Помню, что перед комиссией мы спели две песни:

- одну патриотическую;
- вторую - из репертуара группы Slade.

Перед исполнением второй песни я сообщил членам комиссии, что она посвящается рабочим-шахтерам Южного Уэльса Великобритании - борцам  за свои гражданские права. Наглость, конечно, редкостная, но... прокатило!

La commedia e finita

В 1977 году из Академии выпустились Андрей Бельдюшкин и Юра Иванов. Это была, конечно, сокрушительная потеря для группы. Для остальных участников впереди были написание и защита диплома. Мы, скрепя сердце, приняли решение о завершении нашей деятельности.

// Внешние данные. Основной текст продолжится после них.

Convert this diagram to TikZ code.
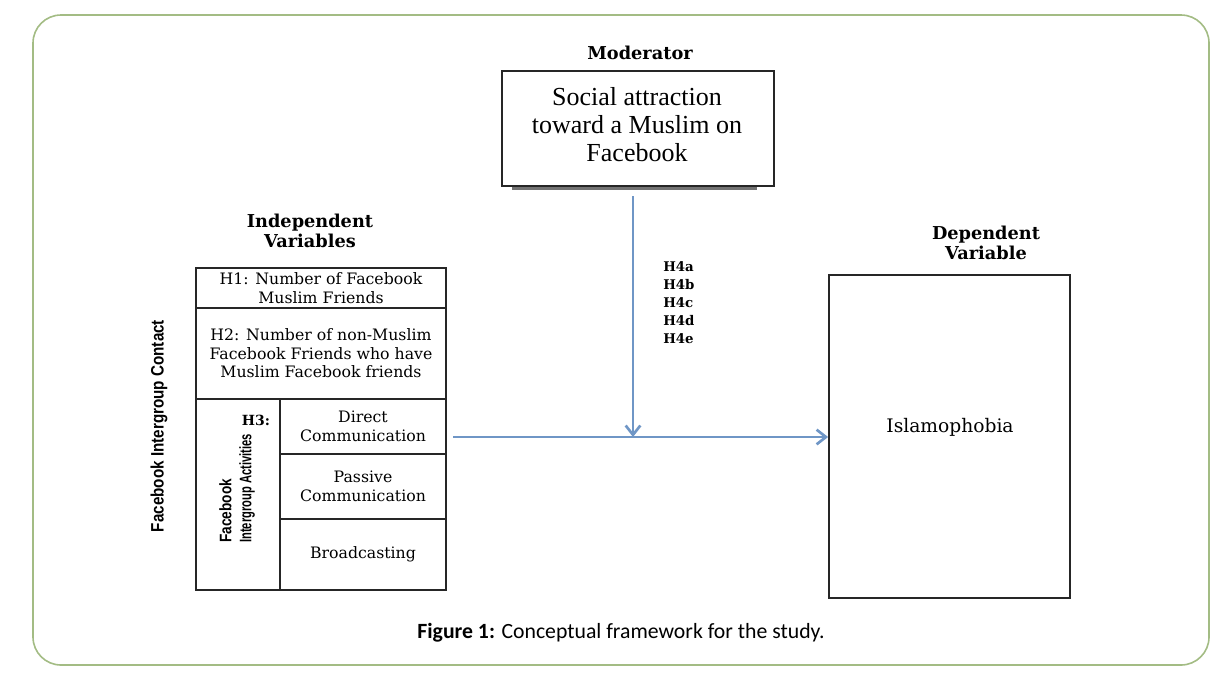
\documentclass[tikz,border=0pt]{standalone}
\usepackage{fontspec}
\setmainfont{Liberation Serif}
\newfontfamily\centfont{DejaVu Serif}
\newfontfamily\sansfont{Liberation Sans}
\newfontfamily\capfont{Carlito}
\usetikzlibrary{arrows.meta}
\definecolor{frameg}{HTML}{A3BC84}
\definecolor{arrowb}{HTML}{6F96C6}
\tikzset{
  hdr/.style={font=\centfont\bfseries\fontsize{13.3}{14.5}\selectfont, align=center, inner sep=0pt},
  cell/.style={draw=black!85, line width=1.1pt, inner sep=0pt, align=center,
    font=\centfont\fontsize{11.8}{13.8}\selectfont},
  arr/.style={draw=arrowb, line width=2.2pt, -{Straight Barb[length=7pt,width=11pt,line width=2pt]}},
  hlab/.style={font=\centfont\bfseries\fontsize{10}{13.5}\selectfont, align=left, inner sep=0pt, anchor=west},
  rot/.style={rotate=90, inner sep=0pt, font=\sansfont\bfseries},
}
\begin{document}
\begin{tikzpicture}[x=0.75pt,y=-0.75pt]
\useasboundingbox (0,0) rectangle (1230,682);
% frame
\draw[frameg, line width=1.2pt, rounded corners=21pt] (33,15) rectangle (1209,665);

% moderator
\node[hdr] (modlbl) at (640,53) {Moderator};
\fill[black!55] (512,186) rectangle (757,190);
\node[draw=black!85, fill=white, line width=1.1pt, minimum width=204pt, minimum height=86.25pt,
  inner sep=0pt] (modbox) at (638,128.5) {};
\node[align=center, inner sep=0pt, font=\fontsize{19.5}{21}\selectfont] (modtxt) at (637,125)
  {Social attraction\\toward a Muslim on\\Facebook};

% independent
\node[hdr] (indlbl) at (310,231) {Independent\\Variables};
\node[cell, minimum width=187.5pt, minimum height=30pt] (h1) at (321,288)
  {H1: Number of Facebook\\Muslim Friends};
\node[cell, minimum width=187.5pt, minimum height=68.25pt] (h2) at (321,353.5)
  {H2: Number of non-Muslim\\Facebook Friends who have\\Muslim Facebook friends};
\node[cell, minimum width=63pt, minimum height=143.25pt] (h3cell) at (238,494.5) {};
\node[cell, minimum width=124.5pt, minimum height=41.25pt] (direct) at (363,426.5)
  {Direct\\Communication};
\node[cell, minimum width=124.5pt, minimum height=48.75pt] (passive) at (363,486.5)
  {Passive\\Communication};
\node[cell, minimum width=124.5pt, minimum height=53.25pt] (broad) at (363,554.5)
  {Broadcasting};
\node[font=\centfont\bfseries\fontsize{10.5}{12}\selectfont, inner sep=0pt] (h3) at (256,420) {H3:};
\node[rot, align=left, anchor=west, font=\sansfont\bfseries\fontsize{12.5}{15}\selectfont] (fia) at (237,543)
  {\scalebox{0.82}[1]{Facebook}\\\scalebox{0.67}[1]{Intergroup Activities}};
\node[rot, font=\sansfont\bfseries\fontsize{13.5}{16}\selectfont] (fic) at (159,426)
  {\scalebox{0.845}[1]{Facebook Intergroup Contact}};

% dependent
\node[hdr] (deplbl) at (986,243) {Dependent\\Variable};
\node[draw=black!85, line width=1.1pt, minimum width=181pt, minimum height=242.25pt, inner sep=0pt]
  (dep) at (949.5,436.5) {};
\node[font=\centfont\fontsize{14}{16}\selectfont, inner sep=0pt] (islam) at (950,427) {Islamophobia};

% hypotheses labels
\node[hlab] (h4) at (663,302.5) {H4a\\H4b\\H4c\\H4d\\H4e};

% arrows
\coordinate (junc) at (633,437);
\coordinate (hstart) at (453,437);
\draw[arr] (hstart) -- (hstart -| dep.west);
\draw[arr, shorten <=7pt] (modbox.south -| junc) -- (junc);

% caption
\node[font=\capfont\fontsize{16.3}{19}\selectfont, inner sep=0pt] (cap) at (621,633)
  {\textbf{Figure 1:} Conceptual framework for the study.};
\end{tikzpicture}
\end{document}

Потом, еще очень много-много лет я стоял с микрофоном на сцене вместе с дорогими моему сердцу друзьями по группе, выслушивая аплодисменты довольной публики, как в хорошем фильме… Но это было уже только во снах!

Роли исполняли

Охотников Герман Николаевич (руководитель группы) – доктор технических наук, профессор, Заслуженный деятель науки и техники РФ. Почетный профессор Военной академии им. Ф.Э. Дзержинского, Действительный член Международной академии информатизации. Ушел из жизни 15.12.2007 г.

Володя Габрусев (соло-гитара) – в последние годы проходил службу в Монино в Академии ВВС им. Гагарина. Ушел из жизни совсем молодым уже очень давно.

Игорь Хоруженко (бас-гитара) – жив и здоров, все свободное время посвящает воспитанию внуков.

Валера Кузнецов (ударные) – доктор технических наук, профессор, до сих пор занимается научной деятельностью, член ВАК.

Игорь Швыркин (ритм-гитара, вокал) – кандидат технических наук, окончил службу в должности старшего преподавателя кафедры 25, в качестве хобби создает электрогитары.

Андрей Бельдюшкин (супер-вокал) – служил в КЭС МО. Следы потеряны.

Юра Иванов (супер-клавишные) – уволился из армии через несколько лет после выпуска из Академии. Следы потеряны.

[1]. Два столетия в строю. Военно-исторический труд к 200-летию в прошлом артиллерийской, ныне ракетной орденов Ленина, Октябрьской Революции и Суворова академии имени Петра Великого. Москва, «Перо», 2018 г.